-- start of Data segment --

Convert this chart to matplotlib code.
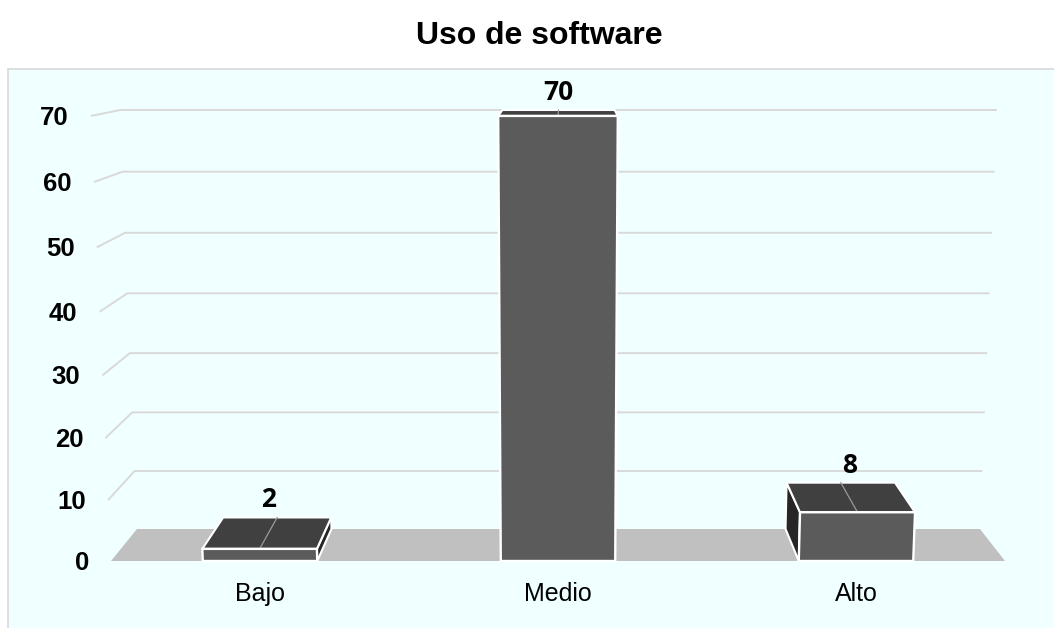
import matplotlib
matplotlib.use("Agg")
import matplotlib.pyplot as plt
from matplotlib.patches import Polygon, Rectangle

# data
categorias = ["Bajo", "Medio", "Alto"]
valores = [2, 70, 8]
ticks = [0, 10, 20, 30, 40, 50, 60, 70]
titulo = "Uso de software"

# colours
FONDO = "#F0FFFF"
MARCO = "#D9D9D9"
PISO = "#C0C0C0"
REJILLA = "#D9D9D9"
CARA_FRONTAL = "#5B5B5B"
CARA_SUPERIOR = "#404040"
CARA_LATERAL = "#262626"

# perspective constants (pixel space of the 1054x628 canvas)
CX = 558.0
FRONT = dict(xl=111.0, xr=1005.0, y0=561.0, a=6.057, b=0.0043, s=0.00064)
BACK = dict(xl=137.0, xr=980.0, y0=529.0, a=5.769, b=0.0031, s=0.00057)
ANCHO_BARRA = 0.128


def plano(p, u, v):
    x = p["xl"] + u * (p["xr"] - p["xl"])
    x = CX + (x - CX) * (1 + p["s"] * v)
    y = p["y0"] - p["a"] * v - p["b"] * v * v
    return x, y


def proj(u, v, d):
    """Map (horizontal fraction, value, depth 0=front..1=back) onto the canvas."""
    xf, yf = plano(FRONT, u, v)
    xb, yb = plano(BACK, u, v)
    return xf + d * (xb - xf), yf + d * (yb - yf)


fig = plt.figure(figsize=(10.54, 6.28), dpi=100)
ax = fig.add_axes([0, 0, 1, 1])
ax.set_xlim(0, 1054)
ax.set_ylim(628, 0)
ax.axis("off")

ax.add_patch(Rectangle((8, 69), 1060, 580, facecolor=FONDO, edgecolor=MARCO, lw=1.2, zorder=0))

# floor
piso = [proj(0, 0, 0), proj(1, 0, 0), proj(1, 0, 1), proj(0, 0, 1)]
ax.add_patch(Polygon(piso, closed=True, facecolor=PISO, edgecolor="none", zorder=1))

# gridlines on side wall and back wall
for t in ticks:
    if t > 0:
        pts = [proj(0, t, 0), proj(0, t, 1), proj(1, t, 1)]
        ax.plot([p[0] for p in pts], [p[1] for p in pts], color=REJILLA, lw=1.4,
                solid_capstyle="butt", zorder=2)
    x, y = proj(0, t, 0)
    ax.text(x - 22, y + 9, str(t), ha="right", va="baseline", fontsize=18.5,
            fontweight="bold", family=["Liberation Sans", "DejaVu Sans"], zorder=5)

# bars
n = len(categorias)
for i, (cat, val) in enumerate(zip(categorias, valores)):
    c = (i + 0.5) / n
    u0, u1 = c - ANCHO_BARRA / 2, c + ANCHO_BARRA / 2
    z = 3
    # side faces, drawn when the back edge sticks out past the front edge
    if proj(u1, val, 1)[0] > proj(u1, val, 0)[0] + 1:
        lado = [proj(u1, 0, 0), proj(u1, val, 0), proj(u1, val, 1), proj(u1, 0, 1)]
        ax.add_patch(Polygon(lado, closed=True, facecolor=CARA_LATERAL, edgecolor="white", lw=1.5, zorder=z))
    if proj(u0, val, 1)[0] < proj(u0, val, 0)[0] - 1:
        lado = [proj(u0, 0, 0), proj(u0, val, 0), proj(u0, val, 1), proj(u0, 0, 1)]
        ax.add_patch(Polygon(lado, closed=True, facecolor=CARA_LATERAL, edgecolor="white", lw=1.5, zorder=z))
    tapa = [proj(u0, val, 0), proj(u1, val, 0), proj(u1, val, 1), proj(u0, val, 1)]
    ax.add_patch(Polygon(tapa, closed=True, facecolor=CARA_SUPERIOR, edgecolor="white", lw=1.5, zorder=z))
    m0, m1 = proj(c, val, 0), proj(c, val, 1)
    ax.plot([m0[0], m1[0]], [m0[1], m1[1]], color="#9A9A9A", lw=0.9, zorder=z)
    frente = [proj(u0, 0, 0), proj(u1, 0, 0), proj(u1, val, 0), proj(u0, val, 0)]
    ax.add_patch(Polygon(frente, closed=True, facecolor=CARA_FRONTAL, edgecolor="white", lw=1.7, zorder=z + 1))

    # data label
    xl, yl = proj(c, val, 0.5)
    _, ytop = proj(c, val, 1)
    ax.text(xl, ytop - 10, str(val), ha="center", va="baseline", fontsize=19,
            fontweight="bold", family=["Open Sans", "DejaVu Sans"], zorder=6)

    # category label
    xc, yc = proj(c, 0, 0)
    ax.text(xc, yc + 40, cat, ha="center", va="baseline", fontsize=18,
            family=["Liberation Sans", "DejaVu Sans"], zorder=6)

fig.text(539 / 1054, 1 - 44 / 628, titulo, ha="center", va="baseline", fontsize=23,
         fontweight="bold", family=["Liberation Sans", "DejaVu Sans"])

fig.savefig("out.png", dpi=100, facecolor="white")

-- end of Data segment --

**Task**:
Check each line above for the string "matplotlib" and report how many lines have it, giving only the number.

**Correct answer**:
5